Di masjid itulah, Gurutta Sanusi Baco mengisi
hari-harinya bersama istri yang dinikahinya pada 1968. Setelah memiliki anak
kelimanya lahir pada 1976, Gurutta Sanusi Baco meminta izin kepada Haji Kalla
untuk pindah ke rumahnya sendiri di Jl Pongtiku yang terletak di belakang Masjid
Lailatul Qodri Makassar.
Dengan demikian, aktifitas dakwahnya tidak hanya di
Masjid Raya, tetapi juga mengisi pengajian setelah subuh dan maghrib di Masjid
Lailatul Qodri. Kecintaan beraktifitas di masjid inilah yang ditanamkan pada
anak-anaknya. Setiap subuh, Gurutta Sanusi Baco menggendong salah satu anaknya
yang masih tidur kemudian tiba-tiba terbangun ketika berada di pangkuan saat
mengisi pengajian.
Tahun 1987, keluarga Gurutta Sanusi Baco kemudian
pindah ke rumah di Jl Kelapa Tiga Makassar. Namun aktifitasnya terus ia jalani
dengan mengajar di kampus, ber-khidmah di NU, berdakwah di masjid-masjid dan
ceramah di berbagai daerah di pulau Sulawesi. Hingga pada tahun 1992, Gurutta
Sanusi Baco diberi amanah menjadi Rais Syuriah PWNU Sulawesi Selatan dan Ketua
MUI Sulawesi Selatan sampai sekarang.
Tahun 2001, Gurutta Sanusi Baco memberanikan diri
untuk mendiri-kan pesantren Nahdlatul Ulum. Gagasan awalnya dimulai ketika
Jusuf Kalla memiliki program untuk membiayai kuliah santri-santri berprestasi
ke perguruan tinggi unggulan di seluruh Indonesia. Dari inisiatif itu, Jusuf
Kalla mewakaf-kan tanah seluas 4 hektar di Maros yang beberapa tahun lalu
diwakafkan menjadi pesantren milik NU.
Kini, usianya yang semakin senja tak menghalangi
Gurutta Sanusi Baco berdakwah. Bahkan, di saat para muktamirin mulai
meninggalkan Makassar usai penutupan pada Sabtu (27/3) malam, pagi harinya
Gurutta Sanusi Baco sudah dijemput untuk ceramah di Kabupaten Pinrang yang
berjarak sekitar 200 km dari Makassar kemudian di Kabupaten Polman yang
berjarak 250 km dari Makassar dan baru berada di rumah pada Selasa (29/3).

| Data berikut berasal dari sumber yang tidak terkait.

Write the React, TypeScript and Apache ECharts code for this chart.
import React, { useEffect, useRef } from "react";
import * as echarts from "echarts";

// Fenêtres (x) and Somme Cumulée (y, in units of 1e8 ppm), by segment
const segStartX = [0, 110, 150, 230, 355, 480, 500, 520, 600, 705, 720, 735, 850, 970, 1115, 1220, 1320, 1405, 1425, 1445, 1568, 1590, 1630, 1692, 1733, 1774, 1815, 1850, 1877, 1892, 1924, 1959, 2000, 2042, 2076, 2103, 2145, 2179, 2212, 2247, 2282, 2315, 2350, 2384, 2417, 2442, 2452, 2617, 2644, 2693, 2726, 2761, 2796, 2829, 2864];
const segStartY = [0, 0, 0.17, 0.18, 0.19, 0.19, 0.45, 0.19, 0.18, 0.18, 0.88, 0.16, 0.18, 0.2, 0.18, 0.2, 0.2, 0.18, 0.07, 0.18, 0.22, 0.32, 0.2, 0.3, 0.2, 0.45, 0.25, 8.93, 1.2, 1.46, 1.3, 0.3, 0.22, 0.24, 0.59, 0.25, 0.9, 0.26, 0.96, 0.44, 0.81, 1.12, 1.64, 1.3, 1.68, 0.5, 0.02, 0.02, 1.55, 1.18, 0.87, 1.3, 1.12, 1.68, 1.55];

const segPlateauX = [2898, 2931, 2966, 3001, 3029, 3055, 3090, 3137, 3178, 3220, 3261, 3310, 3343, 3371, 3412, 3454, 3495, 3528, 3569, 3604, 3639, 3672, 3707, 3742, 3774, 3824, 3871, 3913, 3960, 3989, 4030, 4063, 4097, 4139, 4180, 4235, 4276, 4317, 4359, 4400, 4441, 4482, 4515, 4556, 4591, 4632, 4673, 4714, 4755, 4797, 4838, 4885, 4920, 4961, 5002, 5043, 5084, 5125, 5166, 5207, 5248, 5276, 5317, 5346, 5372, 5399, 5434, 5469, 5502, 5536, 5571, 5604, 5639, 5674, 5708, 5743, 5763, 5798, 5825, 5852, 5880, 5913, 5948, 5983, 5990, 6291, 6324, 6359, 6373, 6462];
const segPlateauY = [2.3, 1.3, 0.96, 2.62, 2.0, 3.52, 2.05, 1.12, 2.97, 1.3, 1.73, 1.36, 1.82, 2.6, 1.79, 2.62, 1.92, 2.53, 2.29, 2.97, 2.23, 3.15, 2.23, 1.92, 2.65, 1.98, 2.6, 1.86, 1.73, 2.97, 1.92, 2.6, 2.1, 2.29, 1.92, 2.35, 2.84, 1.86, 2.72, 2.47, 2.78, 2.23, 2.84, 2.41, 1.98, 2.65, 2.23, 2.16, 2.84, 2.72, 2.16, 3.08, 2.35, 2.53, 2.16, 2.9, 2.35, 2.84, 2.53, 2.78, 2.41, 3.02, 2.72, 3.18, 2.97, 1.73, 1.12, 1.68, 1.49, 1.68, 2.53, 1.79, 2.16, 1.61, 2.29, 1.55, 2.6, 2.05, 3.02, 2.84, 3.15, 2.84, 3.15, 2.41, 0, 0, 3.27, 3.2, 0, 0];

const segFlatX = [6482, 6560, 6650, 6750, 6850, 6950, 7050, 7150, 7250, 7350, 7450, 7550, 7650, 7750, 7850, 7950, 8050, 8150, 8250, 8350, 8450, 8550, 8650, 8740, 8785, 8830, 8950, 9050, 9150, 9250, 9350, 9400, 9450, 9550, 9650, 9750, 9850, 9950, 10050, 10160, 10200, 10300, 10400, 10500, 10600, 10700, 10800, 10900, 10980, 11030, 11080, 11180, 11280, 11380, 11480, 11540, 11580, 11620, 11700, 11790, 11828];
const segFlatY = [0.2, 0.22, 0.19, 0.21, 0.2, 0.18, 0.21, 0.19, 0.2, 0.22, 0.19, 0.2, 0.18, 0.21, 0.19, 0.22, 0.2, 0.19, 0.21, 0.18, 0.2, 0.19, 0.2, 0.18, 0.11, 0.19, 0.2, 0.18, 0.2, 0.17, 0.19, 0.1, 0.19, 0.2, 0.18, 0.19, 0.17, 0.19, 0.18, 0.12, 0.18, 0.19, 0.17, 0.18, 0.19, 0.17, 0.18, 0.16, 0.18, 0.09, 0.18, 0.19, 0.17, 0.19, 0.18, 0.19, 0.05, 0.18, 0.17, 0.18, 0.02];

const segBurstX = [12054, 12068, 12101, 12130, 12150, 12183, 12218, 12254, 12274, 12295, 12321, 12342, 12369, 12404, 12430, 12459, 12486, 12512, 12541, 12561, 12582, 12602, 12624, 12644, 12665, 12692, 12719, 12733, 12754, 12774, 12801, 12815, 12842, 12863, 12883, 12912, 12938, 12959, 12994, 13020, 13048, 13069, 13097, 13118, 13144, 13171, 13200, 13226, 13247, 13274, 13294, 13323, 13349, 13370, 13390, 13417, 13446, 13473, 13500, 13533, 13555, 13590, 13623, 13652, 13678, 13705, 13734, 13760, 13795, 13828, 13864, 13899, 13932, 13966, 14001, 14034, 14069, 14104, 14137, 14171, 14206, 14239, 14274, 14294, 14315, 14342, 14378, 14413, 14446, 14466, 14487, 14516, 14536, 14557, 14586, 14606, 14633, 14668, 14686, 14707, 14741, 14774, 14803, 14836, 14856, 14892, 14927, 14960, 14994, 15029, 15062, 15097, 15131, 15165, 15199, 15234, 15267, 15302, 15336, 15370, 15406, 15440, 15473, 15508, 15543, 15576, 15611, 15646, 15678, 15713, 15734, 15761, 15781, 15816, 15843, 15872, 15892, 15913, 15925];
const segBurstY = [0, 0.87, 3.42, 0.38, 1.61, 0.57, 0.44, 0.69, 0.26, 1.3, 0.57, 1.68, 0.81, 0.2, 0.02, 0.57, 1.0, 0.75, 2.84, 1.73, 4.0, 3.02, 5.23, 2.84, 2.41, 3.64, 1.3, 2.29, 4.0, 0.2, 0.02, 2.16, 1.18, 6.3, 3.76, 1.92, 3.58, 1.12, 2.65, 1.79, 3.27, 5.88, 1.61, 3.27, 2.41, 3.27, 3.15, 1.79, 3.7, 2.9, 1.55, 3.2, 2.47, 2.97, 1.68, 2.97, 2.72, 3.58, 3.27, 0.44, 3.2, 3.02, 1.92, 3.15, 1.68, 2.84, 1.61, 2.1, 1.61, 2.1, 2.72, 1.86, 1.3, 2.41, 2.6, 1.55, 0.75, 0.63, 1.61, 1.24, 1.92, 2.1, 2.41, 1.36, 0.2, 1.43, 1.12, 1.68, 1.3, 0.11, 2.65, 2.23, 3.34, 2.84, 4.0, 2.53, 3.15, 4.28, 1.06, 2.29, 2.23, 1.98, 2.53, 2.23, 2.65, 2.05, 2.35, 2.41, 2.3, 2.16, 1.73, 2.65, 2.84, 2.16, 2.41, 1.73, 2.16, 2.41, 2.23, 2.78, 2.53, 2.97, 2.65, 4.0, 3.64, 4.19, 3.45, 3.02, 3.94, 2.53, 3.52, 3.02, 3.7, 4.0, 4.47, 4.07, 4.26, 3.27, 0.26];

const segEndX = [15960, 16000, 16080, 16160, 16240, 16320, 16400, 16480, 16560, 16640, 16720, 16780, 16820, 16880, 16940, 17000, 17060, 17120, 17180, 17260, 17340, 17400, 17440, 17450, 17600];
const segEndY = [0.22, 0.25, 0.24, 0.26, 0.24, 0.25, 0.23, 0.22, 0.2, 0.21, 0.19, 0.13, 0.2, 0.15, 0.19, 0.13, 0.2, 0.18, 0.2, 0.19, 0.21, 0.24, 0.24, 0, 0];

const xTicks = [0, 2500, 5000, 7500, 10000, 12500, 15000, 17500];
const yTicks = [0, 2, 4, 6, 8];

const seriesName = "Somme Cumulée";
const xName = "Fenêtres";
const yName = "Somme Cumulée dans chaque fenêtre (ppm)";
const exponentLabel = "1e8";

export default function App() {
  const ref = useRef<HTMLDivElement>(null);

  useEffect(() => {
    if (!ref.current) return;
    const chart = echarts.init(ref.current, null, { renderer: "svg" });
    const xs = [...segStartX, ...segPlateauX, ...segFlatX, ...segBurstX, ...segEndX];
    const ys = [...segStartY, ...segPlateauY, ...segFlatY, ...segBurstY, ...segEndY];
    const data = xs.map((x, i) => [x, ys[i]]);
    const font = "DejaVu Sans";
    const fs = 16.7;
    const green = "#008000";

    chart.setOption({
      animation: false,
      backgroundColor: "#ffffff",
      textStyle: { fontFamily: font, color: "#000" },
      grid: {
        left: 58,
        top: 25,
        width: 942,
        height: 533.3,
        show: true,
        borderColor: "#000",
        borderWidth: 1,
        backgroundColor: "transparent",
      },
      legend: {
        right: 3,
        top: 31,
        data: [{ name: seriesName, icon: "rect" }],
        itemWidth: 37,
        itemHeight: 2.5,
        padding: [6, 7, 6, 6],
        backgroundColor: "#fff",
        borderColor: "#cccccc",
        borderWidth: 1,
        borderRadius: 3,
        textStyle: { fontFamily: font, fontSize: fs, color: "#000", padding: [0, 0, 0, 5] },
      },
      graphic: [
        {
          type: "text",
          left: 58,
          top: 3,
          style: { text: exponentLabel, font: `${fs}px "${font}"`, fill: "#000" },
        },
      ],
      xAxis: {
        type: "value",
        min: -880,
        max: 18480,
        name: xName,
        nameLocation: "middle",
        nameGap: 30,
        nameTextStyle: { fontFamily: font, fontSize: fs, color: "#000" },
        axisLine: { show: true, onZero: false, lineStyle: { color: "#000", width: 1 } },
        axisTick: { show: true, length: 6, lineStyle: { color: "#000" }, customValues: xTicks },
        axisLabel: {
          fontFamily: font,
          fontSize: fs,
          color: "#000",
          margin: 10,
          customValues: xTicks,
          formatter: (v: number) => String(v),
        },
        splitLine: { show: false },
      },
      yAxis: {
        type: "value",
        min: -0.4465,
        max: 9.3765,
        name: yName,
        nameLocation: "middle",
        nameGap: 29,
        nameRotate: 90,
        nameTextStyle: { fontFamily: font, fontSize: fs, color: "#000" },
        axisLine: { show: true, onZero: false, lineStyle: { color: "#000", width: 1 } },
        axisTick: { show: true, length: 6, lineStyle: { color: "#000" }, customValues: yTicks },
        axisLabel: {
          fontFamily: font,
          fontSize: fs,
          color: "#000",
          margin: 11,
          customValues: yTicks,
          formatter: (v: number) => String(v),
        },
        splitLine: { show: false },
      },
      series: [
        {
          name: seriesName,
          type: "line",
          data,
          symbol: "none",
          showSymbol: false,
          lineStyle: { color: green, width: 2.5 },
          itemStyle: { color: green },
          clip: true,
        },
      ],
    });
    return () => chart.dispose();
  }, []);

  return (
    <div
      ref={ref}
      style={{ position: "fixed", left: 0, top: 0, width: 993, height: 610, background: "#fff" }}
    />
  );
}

“Abah kemana-mana masih suka nyetir mobil sendiri.
Baru se-telah operasi bypass karena pe-nyempitan jantung tahun 2008 lalu Abah
benar-benar berhenti nyetir. Itupun karena dipaksa dokter,” tutur putra keenam
Gurutta Sanusi Baco, Dr Nur Taufiq, MA.
Saat ditanya apa resepnya? Gurutta Sanusi Baco
menuturkan, semangat dakwah adalah motivator hidupnya. Meski di rumah kadang
kelihatan capek dan letih, tapi ketika menyampaikan ceramah suaranya tetap
lantang dan penuh semangat.
Di sisi lain, Gurutta yang dulunya perokok berat
berhenti total pada tahun 2000. Saat berada di Masjidil Haram Makkah, Gurutta
Sanusi Baco berdoa di Hijr Ismail agar diberi kekuatan oleh Allah menyelesaikan
semua amanah yang ia emban dengan baik. Setelah berdoa, ternyata semua rokoknya
hilang dan menurutnya itu adalah isyarat bahwa ia harus benar-benar
meninggalkan rokok. Selain itu, setelah subuh Gurutta Sanusi Baco selalu
menyem-patkan diri untuk selalu jalan-jalan pagi di sekitar rumahnya. Namun
setelah operasi itu, Gurutta Sanusi Baco kini mengisi pagi harinya dengan
bersepeda di tempat dengan sepeda statis.
Ia dikenal sosok yang moderat dan toleran. Namun
selalu berusaha mempertahankan prinsip-prinsip agama. Baginya, sikap moderat
dan toleran tidak boleh mengorbankan aqidah.